Monday, November 26, 2007

The Dyslexicon

Dyslexia is a serious issue. It's hard to recognize at first, and makes for lots of frustration and family tensions, keeps some kids at the margins, and it's very hard to help. It happens to different degrees, and unfortunately looks just like simple indiscipline. If you have it, it makes everything look like a word scramble and you can't turn it into information.

That's what the present administration is trying to do to us. Many of our federal agencies are still there, but they aren't producing their work the way we would expect. Check out the Non-Informist Lexicon of 'information' produced by our 'President' and his 'administration':
http://www.tpmmuckraker.com/archives/004766.php

I call it the Dyslexicon.

Let them beat each other up

The most worn page of the Party Playbook is the one with instructions on handling opposition jockeying: Let them kill each other. They're self-destructing. Watch:

So now, the Senators vying for the Democratic nomination are feeding the opposition. Clinton and Obama both belong in the Senate, but their prominence within the activist communities made their banks fat and they've been elevated to Personalities. I like their political ambition, but I think the government is a train wreck and we won't know just how bad for years. These liberals are the wrong kind: Optimistic.

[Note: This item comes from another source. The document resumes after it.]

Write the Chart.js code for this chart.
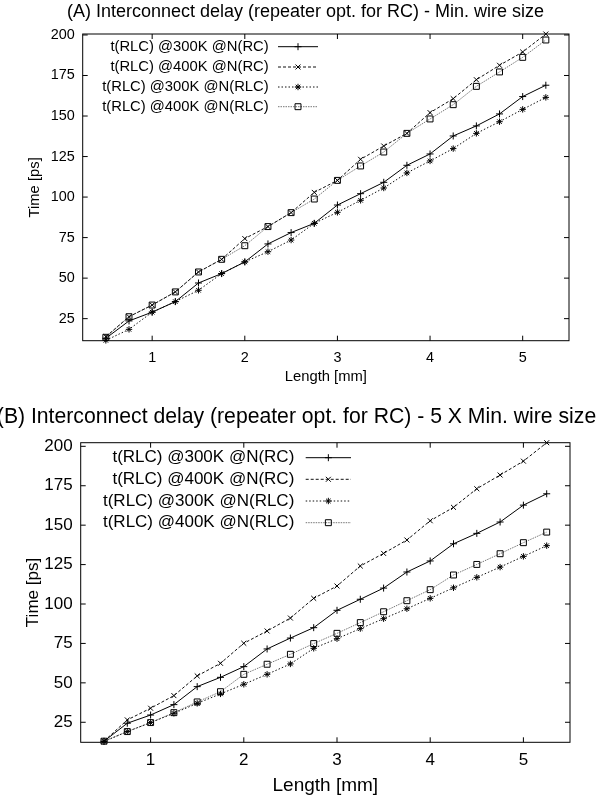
<!DOCTYPE html>
<html>
<head>
<meta charset="utf-8">
<script src="https://cdn.jsdelivr.net/npm/chart.js@4.4.0/dist/chart.umd.min.js"></script>
<style>
  html, body { margin: 0; padding: 0; background: #fff; }
  #chartA { position: absolute; left: 0; top: 0; }
  #chartB { position: absolute; left: 0; top: 395px; }
</style>
</head>
<body>
<canvas id="chartA" width="597" height="395"></canvas>
<canvas id="chartB" width="597" height="402"></canvas>
<script>
// wire length [mm], same for every series
const lengthMm = [0.5, 0.75, 1, 1.25, 1.5, 1.75, 2, 2.25, 2.5, 2.75, 3, 3.25, 3.5, 3.75, 4, 4.25, 4.5, 4.75, 5, 5.25];

const seriesLabels = [
  't(RLC) @300K @N(RC)',
  't(RLC) @400K @N(RC)',
  't(RLC) @300K @N(RLC)',
  't(RLC) @400K @N(RLC)'
];

// (A) min. wire size, delay in ps
const minRc300K  = [12.9, 23.6, 29.0, 35.5, 47.0, 52.8, 60.0, 71.1, 78.1, 83.8, 95.1, 102.1, 109.1, 119.6, 126.6, 137.7, 143.9, 151.3, 162.0, 169.0];
const minRc400K  = [13.9, 26.2, 33.4, 41.5, 53.8, 61.6, 74.4, 81.8, 90.4, 102.9, 110.3, 123.3, 131.5, 139.3, 152.1, 160.7, 172.4, 181.3, 189.5, 200.6];
const minRlc300K = [11.6, 18.4, 29.0, 35.5, 42.5, 52.8, 60.0, 66.3, 73.5, 83.8, 90.6, 98.0, 105.6, 114.9, 122.3, 129.9, 139.3, 146.5, 154.1, 161.5];
const minRlc400K = [13.5, 26.2, 33.4, 41.5, 53.8, 61.6, 70.0, 81.8, 90.4, 98.8, 110.3, 119.2, 127.8, 139.3, 148.2, 157.0, 168.3, 177.2, 186.2, 196.9];

// (B) 5 x min. wire size, delay in ps
const wideRc300K  = [13.0, 24.4, 29.6, 36.2, 47.6, 53.5, 60.3, 71.5, 78.4, 85.0, 96.0, 103.0, 110.1, 120.3, 127.3, 138.2, 144.8, 152.0, 162.7, 169.9];
const wideRc400K  = [13.0, 26.5, 33.9, 41.9, 54.4, 62.4, 75.1, 82.9, 91.1, 103.6, 111.4, 124.1, 132.1, 140.6, 152.8, 161.3, 173.1, 181.8, 190.6, 202.3];
const wideRlc300K = [12.8, 19.1, 24.8, 30.7, 37.0, 43.0, 49.1, 55.4, 62.0, 71.9, 78.0, 84.4, 90.7, 97.0, 103.6, 110.3, 116.9, 123.4, 130.2, 137.0];
const wideRlc400K = [13.0, 19.1, 24.8, 31.1, 37.9, 44.4, 55.4, 61.8, 68.1, 74.9, 81.4, 88.2, 95.1, 102.1, 109.1, 118.4, 125.1, 131.9, 138.9, 145.6];

const xTickValues = [1, 2, 3, 4, 5];
const yTickValues = [25, 50, 75, 100, 125, 150, 175, 200];

const FONT = "'Liberation Sans', Arial, Helvetica, sans-serif";

// gnuplot-ish line types
const lineStyles = [
  { color: '#000', dash: [], point: 'cross', radius: 3.5 },
  { color: '#111', dash: [3, 2], point: 'crossRot', radius: 3.5 },
  { color: '#111', dash: [1.5, 2], point: 'star', radius: 3.2 },
  { color: '#777', dash: [1.5, 1], point: 'rect', radius: 4.2 }
];

function toPoints(values) {
  return lengthMm.map((x, i) => ({ x: x, y: values[i] }));
}

// frame box with inward ticks on all four sides
const frameBox = {
  id: 'frameBox',
  beforeDatasetsDraw(chart) {
    const { ctx, chartArea: a, scales } = chart;
    const t = 5;
    ctx.save();
    ctx.strokeStyle = '#000';
    ctx.lineWidth = 1;
    ctx.strokeRect(a.left, a.top, a.right - a.left, a.bottom - a.top);
    ctx.beginPath();
    xTickValues.forEach(v => {
      const px = scales.x.getPixelForValue(v);
      ctx.moveTo(px, a.bottom); ctx.lineTo(px, a.bottom - t);
      ctx.moveTo(px, a.top); ctx.lineTo(px, a.top + t);
    });
    yTickValues.forEach(v => {
      const py = scales.y.getPixelForValue(v);
      ctx.moveTo(a.left, py); ctx.lineTo(a.left + t, py);
      ctx.moveTo(a.right, py); ctx.lineTo(a.right - t, py);
    });
    ctx.stroke();
    ctx.restore();
  }
};

const plotTitle = {
  id: 'plotTitle',
  afterDraw(chart, args, opts) {
    const ctx = chart.ctx;
    ctx.save();
    ctx.font = opts.size + 'px ' + FONT;
    ctx.fillStyle = '#000';
    ctx.textAlign = 'center';
    ctx.textBaseline = 'middle';
    ctx.fillText(opts.text, opts.x, opts.y);
    ctx.restore();
  }
};

// key: text right-aligned, then line sample with its point
const keyBox = {
  id: 'keyBox',
  afterDatasetsDraw(chart, args, opts) {
    const ctx = chart.ctx;
    ctx.save();
    chart.data.datasets.forEach((ds, i) => {
      const y = opts.rows[i];
      ctx.font = opts.size + 'px ' + FONT;
      ctx.fillStyle = '#000';
      ctx.textAlign = 'right';
      ctx.textBaseline = 'middle';
      ctx.fillText(ds.label, opts.textRight, y);
      ctx.beginPath();
      ctx.strokeStyle = ds.borderColor;
      ctx.lineWidth = ds.borderWidth;
      ctx.setLineDash(ds.borderDash);
      ctx.moveTo(opts.lineFrom, y);
      ctx.lineTo(opts.lineTo, y);
      ctx.stroke();
      ctx.setLineDash([]);
      ctx.strokeStyle = ds.pointBorderColor;
      ctx.fillStyle = 'rgba(0,0,0,0)';
      Chart.helpers.drawPoint(ctx, {
        pointStyle: ds.pointStyle, radius: ds.pointRadius, rotation: 0, borderWidth: 1
      }, (opts.lineFrom + opts.lineTo) / 2, y);
    });
    ctx.restore();
  }
};

function makeChart(id, cfg) {
  const datasets = cfg.series.map((values, i) => {
    const st = lineStyles[i];
    return {
      label: seriesLabels[i],
      data: toPoints(values),
      borderColor: st.color,
      borderWidth: 1,
      borderDash: st.dash,
      pointStyle: st.point,
      pointRadius: st.radius,
      pointBorderColor: '#000',
      pointBackgroundColor: 'rgba(0,0,0,0)',
      pointBorderWidth: 1,
      tension: 0,
      clip: false
    };
  });
  const tickFont = { family: FONT, size: cfg.tickSize };
  return new Chart(document.getElementById(id), {
    type: 'line',
    data: { datasets: datasets },
    options: {
      responsive: false,
      animation: false,
      events: [],
      layout: { padding: cfg.padding },
      plugins: {
        legend: { display: false },
        tooltip: { enabled: false },
        plotTitle: cfg.title,
        keyBox: cfg.key
      },
      scales: {
        x: {
          type: 'linear',
          min: 0.25,
          max: 5.5,
          afterBuildTicks: s => { s.ticks = xTickValues.map(v => ({ value: v })); },
          afterFit: s => { s.height = cfg.xAxisHeight; },
          grid: { display: false, drawTicks: false },
          border: { display: false },
          ticks: { padding: cfg.xTickPad, font: tickFont, color: '#000', maxRotation: 0 },
          title: {
            display: true, text: 'Length [mm]', color: '#000',
            font: { family: FONT, size: cfg.xTitleSize },
            padding: { top: 0, bottom: cfg.xTitlePad }
          }
        },
        y: {
          type: 'linear',
          min: cfg.yMin,
          max: cfg.yMax,
          afterBuildTicks: s => { s.ticks = yTickValues.map(v => ({ value: v })); },
          afterFit: s => { s.width = cfg.yAxisWidth; },
          grid: { display: false, drawTicks: false },
          border: { display: false },
          ticks: { padding: 8, font: tickFont, color: '#000' },
          title: {
            display: true, text: 'Time [ps]', color: '#000',
            font: { family: FONT, size: cfg.yTitleSize },
            padding: { top: cfg.yTitlePad, bottom: 0 }
          }
        }
      }
    },
    plugins: [frameBox, plotTitle, keyBox]
  });
}

makeChart('chartA', {
  series: [minRc300K, minRc400K, minRlc300K, minRlc400K],
  yMin: 11.4, yMax: 200.6,
  padding: { top: 34, right: 28, bottom: 0, left: 0 },
  yAxisWidth: 82.7, xAxisHeight: 54.3,
  tickSize: 14.4, xTickPad: 9, xTitleSize: 14.8, xTitlePad: 9.3, yTitleSize: 14.8, yTitlePad: 26.3,
  title: { text: '(A) Interconnect delay (repeater opt. for RC) - Min. wire size', size: 18, x: 305.5, y: 12 },
  key: { size: 14.8, textRight: 268.7, lineFrom: 278, lineTo: 318, rows: [46.7, 67, 87, 106.7] }
});

makeChart('chartB', {
  series: [wideRc300K, wideRc400K, wideRlc300K, wideRlc400K],
  yMin: 12.3, yMax: 202.3,
  padding: { top: 47.7, right: 27, bottom: 0, left: 0 },
  yAxisWidth: 80.7, xAxisHeight: 54.7,
  tickSize: 17, xTickPad: 7.5, xTitleSize: 19, xTitlePad: 0, yTitleSize: 17, yTitlePad: 22.8,
  title: { text: '(B) Interconnect delay (repeater opt. for RC) - 5 X Min. wire size', size: 21.2, x: 296.5, y: 22 },
  key: { size: 17, textRight: 294.3, lineFrom: 305.7, lineTo: 351, rows: [62.7, 84.3, 106, 127.7] }
});
</script>
</body>
</html>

Job 1 for the next President is going to be cleaning the mold out of the basement, trimming the fat, tightening the belt. Only by doing that can our government be used to effect deliberate changes society can tolerate.

Inquirer Letters Section

The letters section of the Philadelphia Inquirer are usually good substrates for discussion. Usually, they include one Republican hack, a self-defense note, something blue and national, and something relevant to Philadelphia-area readers.

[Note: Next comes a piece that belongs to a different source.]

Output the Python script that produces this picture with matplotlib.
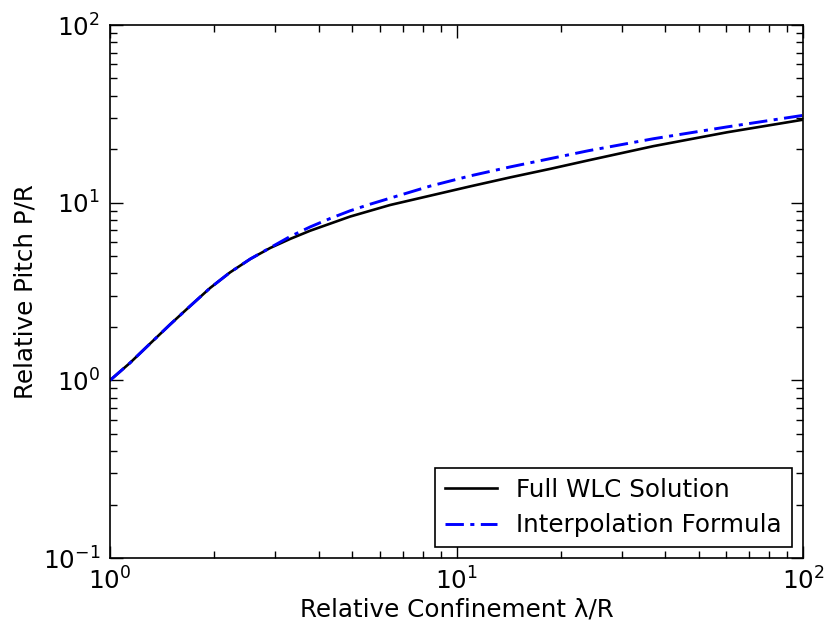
import matplotlib
matplotlib.use("Agg")
import matplotlib.pyplot as plt
from matplotlib.ticker import LogLocator, NullFormatter

# Full WLC solution
wlc_x = [1.0, 1.142, 1.305, 1.49, 1.70, 1.945, 2.22, 2.54, 2.90, 3.31, 3.78,
         4.32, 4.93, 5.63, 6.43, 8.40, 10.95, 14.3, 18.65, 24.0, 37.0, 60.4, 100.0]
wlc_y = [1.0, 1.253, 1.609, 2.06, 2.61, 3.31, 4.05, 4.82, 5.56, 6.25, 6.95,
         7.62, 8.35, 9.0, 9.7, 10.95, 12.35, 13.88, 15.5, 17.3, 20.8, 24.9, 29.3]

# Interpolation formula
interp_x = [1.0, 1.142, 1.305, 1.49, 1.70, 1.945, 2.22, 2.54, 2.90, 3.31, 3.78,
            4.32, 4.93, 5.63, 6.43, 8.40, 10.95, 14.3, 18.65, 24.0, 37.0, 60.4, 100.0]
interp_y = [1.0, 1.253, 1.609, 2.06, 2.61, 3.31, 4.05, 4.82, 5.58, 6.45, 7.3,
            8.15, 9.0, 9.8, 10.6, 12.4, 14.15, 15.9, 17.7, 19.6, 22.9, 26.7, 31.0]

labels = ["Full WLC Solution", "Interpolation Formula"]
xlabel = "Relative Confinement λ/R"
ylabel = "Relative Pitch P/R"

plt.rcParams['font.family'] = ['DejaVu Sans']
plt.rcParams['mathtext.fontset'] = 'dejavusans'

FS = 17.7

fig = plt.figure(figsize=(8.26, 6.23), dpi=100)
ax = fig.add_axes([110/826, 65/623, 693/826, 533/623])

ax.plot(wlc_x, wlc_y, color='black', lw=1.9, label=labels[0])
ax.plot(interp_x, interp_y, color='blue', lw=2.1, ls='-.', dashes=(6.3, 2.2, 1.4, 2.2), label=labels[1])

ax.set_xscale('log')
ax.set_yscale('log')
ax.set_xlim(1, 100)
ax.set_ylim(0.1, 100)

ax.tick_params(which='both', direction='in', top=True, right=True, labelsize=FS)
ax.tick_params(which='major', length=9, width=1.0, pad=7)
ax.tick_params(which='minor', length=5, width=1.0)
ax.xaxis.set_minor_locator(LogLocator(base=10, subs=range(2, 10)))
ax.yaxis.set_minor_locator(LogLocator(base=10, subs=range(2, 10)))
ax.xaxis.set_minor_formatter(NullFormatter())
ax.yaxis.set_minor_formatter(NullFormatter())
for s in ax.spines.values():
    s.set_linewidth(1.2)

ax.set_xlabel(xlabel, fontsize=FS, labelpad=2)
ax.set_ylabel(ylabel, fontsize=FS, labelpad=4)

leg = ax.legend(loc='lower right', fontsize=FS, fancybox=False, framealpha=1,
                edgecolor='black', handlelength=2.1, borderaxespad=0.45,
                labelspacing=0.45)
leg.get_frame().set_linewidth(1.2)

fig.savefig('out.png', dpi=100, facecolor='white')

This week, we start with a discussion of the Turnpike Privatization Scam. These are our roads. We paid for them already, and continue to pay as we use them. That's perfect, right? Bonds, real estate favors, tax money went to putting them there. It's not complicated, it's a flattened section of earth between two points, sometimes through mountains and over rivers. There are cash registers every so often to collect tolls, but mostly it's the flattened earth doing the work. So we need cashiers in the booths, and we need road crews. The PA Department of Transportation has those. And they know how to hire surveyers to check how flat the earth is, and they can commission work to go make it flatter as needed. Leasing it to a private company and then taxing the toll revenue will almost eliminate either toll revenue or flatness. Eliminate appointees, and as Barrish suggests we'll see a different budget environment over there.

Amtrak came up again. So many of us drive along railroad tracks an hour to work, and so few wish to travel with others that we are guaranteeing the retardation of public transportation. I favor not using gasoline whenever possible. Feet were made for walking. It's impossible to replicate the rail system of Europe or Japan here, we simply weren't intended to be a fiefdom, where the patron could wave his wand and squeeze juice from the serfs and make it happen. I favor a strong network of rails to ensure the safe and subsidized traffic in goods. And it seems obvious to me that if 20 people are going to Pittsburgh, they should split the gas and tolls by riding in a train. I'm a rugged individual, but like universal health coverage, transpo is something we all need, all benefit from.

This week's Republican sniper complains about socialism as the Senate runs a skeleton crew to prevent Bush's despotic recess appointments.